— start Data entries —

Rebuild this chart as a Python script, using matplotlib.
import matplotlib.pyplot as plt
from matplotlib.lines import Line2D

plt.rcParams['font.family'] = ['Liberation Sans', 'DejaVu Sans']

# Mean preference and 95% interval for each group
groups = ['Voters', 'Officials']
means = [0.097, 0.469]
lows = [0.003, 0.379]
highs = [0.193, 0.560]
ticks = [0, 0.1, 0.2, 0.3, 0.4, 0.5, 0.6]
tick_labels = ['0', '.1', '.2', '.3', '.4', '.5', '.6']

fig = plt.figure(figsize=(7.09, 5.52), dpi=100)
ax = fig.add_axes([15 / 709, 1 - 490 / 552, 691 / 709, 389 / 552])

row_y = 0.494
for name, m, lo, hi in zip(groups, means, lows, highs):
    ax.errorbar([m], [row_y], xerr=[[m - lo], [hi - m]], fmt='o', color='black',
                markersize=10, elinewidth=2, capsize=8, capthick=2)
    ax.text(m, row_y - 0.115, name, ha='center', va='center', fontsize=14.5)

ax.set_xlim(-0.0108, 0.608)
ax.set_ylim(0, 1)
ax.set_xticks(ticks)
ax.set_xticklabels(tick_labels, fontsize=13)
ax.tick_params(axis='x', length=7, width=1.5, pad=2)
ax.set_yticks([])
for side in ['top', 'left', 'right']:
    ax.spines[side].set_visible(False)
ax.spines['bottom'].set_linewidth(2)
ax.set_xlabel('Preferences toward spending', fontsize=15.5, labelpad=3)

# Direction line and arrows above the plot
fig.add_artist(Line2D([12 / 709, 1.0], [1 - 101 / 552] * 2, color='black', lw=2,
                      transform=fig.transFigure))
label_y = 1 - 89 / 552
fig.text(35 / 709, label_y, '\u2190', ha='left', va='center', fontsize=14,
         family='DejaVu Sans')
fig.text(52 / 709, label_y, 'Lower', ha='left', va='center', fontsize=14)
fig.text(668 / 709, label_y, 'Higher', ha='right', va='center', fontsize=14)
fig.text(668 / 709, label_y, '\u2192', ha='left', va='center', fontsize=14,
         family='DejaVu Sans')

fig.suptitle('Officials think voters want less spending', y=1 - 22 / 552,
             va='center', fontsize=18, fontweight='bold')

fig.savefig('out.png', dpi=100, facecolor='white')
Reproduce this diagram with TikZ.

— end Data entries —

▸ **Exercise details**
Recopy the entries above exactly, with every line included.

▸ **Full answer**
Rebuild this chart as a Python script, using matplotlib.
import matplotlib.pyplot as plt
from matplotlib.lines import Line2D

plt.rcParams['font.family'] = ['Liberation Sans', 'DejaVu Sans']

# Mean preference and 95% interval for each group
groups = ['Voters', 'Officials']
means = [0.097, 0.469]
lows = [0.003, 0.379]
highs = [0.193, 0.560]
ticks = [0, 0.1, 0.2, 0.3, 0.4, 0.5, 0.6]
tick_labels = ['0', '.1', '.2', '.3', '.4', '.5', '.6']

fig = plt.figure(figsize=(7.09, 5.52), dpi=100)
ax = fig.add_axes([15 / 709, 1 - 490 / 552, 691 / 709, 389 / 552])

row_y = 0.494
for name, m, lo, hi in zip(groups, means, lows, highs):
    ax.errorbar([m], [row_y], xerr=[[m - lo], [hi - m]], fmt='o', color='black',
                markersize=10, elinewidth=2, capsize=8, capthick=2)
    ax.text(m, row_y - 0.115, name, ha='center', va='center', fontsize=14.5)

ax.set_xlim(-0.0108, 0.608)
ax.set_ylim(0, 1)
ax.set_xticks(ticks)
ax.set_xticklabels(tick_labels, fontsize=13)
ax.tick_params(axis='x', length=7, width=1.5, pad=2)
ax.set_yticks([])
for side in ['top', 'left', 'right']:
    ax.spines[side].set_visible(False)
ax.spines['bottom'].set_linewidth(2)
ax.set_xlabel('Preferences toward spending', fontsize=15.5, labelpad=3)

# Direction line and arrows above the plot
fig.add_artist(Line2D([12 / 709, 1.0], [1 - 101 / 552] * 2, color='black', lw=2,
                      transform=fig.transFigure))
label_y = 1 - 89 / 552
fig.text(35 / 709, label_y, '\u2190', ha='left', va='center', fontsize=14,
         family='DejaVu Sans')
fig.text(52 / 709, label_y, 'Lower', ha='left', va='center', fontsize=14)
fig.text(668 / 709, label_y, 'Higher', ha='right', va='center', fontsize=14)
fig.text(668 / 709, label_y, '\u2192', ha='left', va='center', fontsize=14,
         family='DejaVu Sans')

fig.suptitle('Officials think voters want less spending', y=1 - 22 / 552,
             va='center', fontsize=18, fontweight='bold')

fig.savefig('out.png', dpi=100, facecolor='white')
Reproduce this diagram with TikZ.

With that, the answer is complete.